Councillor Turner said that there had been a power cut in Shipdham and Yaxham two years ago which had caused a power outage for five days over the Christmas period which had been very unfortunate. However, she thanked UKPN for the work involved to fix the issue as soon as possible, everything that could have been done was done, the communication between all had been good, and UKPN had worked well with the village emergency committee. Councillor Turner also stated that financial compensation had been offered to effected residents along with a donation to the Parish Council which remained held in a fund for future emergencies, and if everyone worked together the best outcome could be achieved.


Councillor Brame asked how flexible UKPN were on the five-year plan they had in place and if they felt they could adapt to changes and increased demand in alternative, ever changing, energy provision. Mr Horwood explained that it had previously been an eight-year plan but had been changed to a five-year plan to ensure relevance. In addition, they also had something in place called ‘uncertainty mechanisms’ which allowed them to adapt to changes in technologies along the way.


The Chairman pointed out that UKPN was a very profitable business and he asked what could be done to influence UKPN in terms of plans and upgrades if it was felt that something could be done to improve things in the Breckland area. Mr Horwood explained that UKPN were developing a proposal in their business plan to create a Local Area Energy Planning Team which was a mechanism that was being developed with Government to help Local Authorities facilitate decarbonisation in their areas through creating something called a Local Area Energy Plan. This was where the Council, through its visibility of future developments and its own ambitions to achieve targets, could build this into the plan and would subsequently allow UKPN to invest in the infrastructure needed ahead of time to assist in supporting local development to achieve it at the right time.
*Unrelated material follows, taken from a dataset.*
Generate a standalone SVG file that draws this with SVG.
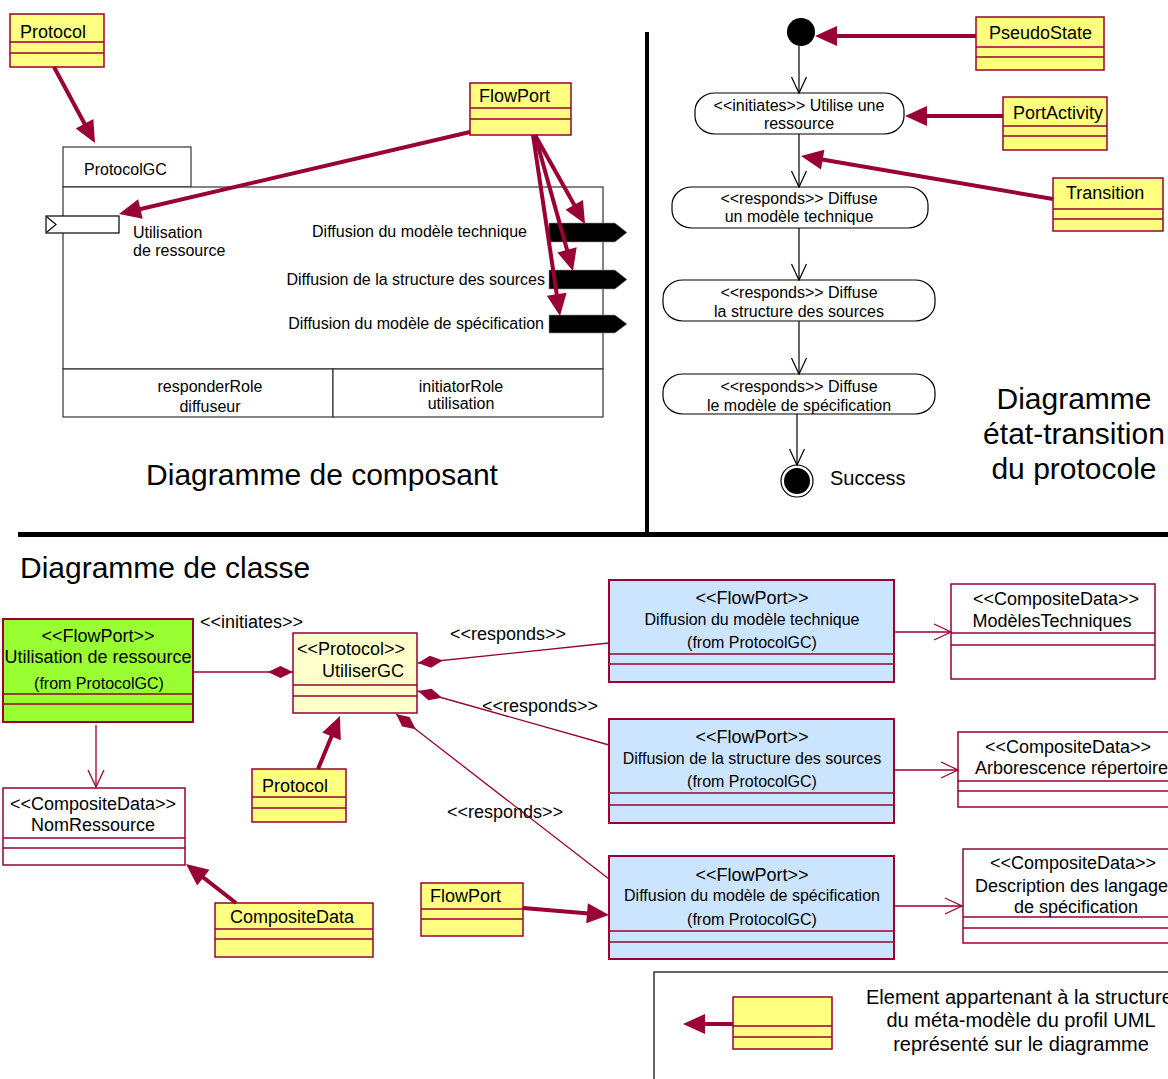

They were very keen to work with Energy Officers from Local Authorities to achieve this.


The Deputy Chief Executive, Rob Walker, introduced Executive Director Steve James, as the best point of contact for UKPN in this area and said that Breckland Council were keen to see economic growth into the district and were perceptive to provision to make this happen and had the necessary requirements in place to invite investors into the area and not lose these investors to other areas that already had the necessary power provision in place.


The Chairman thanked UKPN for their informative presentation and said that he looked forward to working with them as a Council in the future.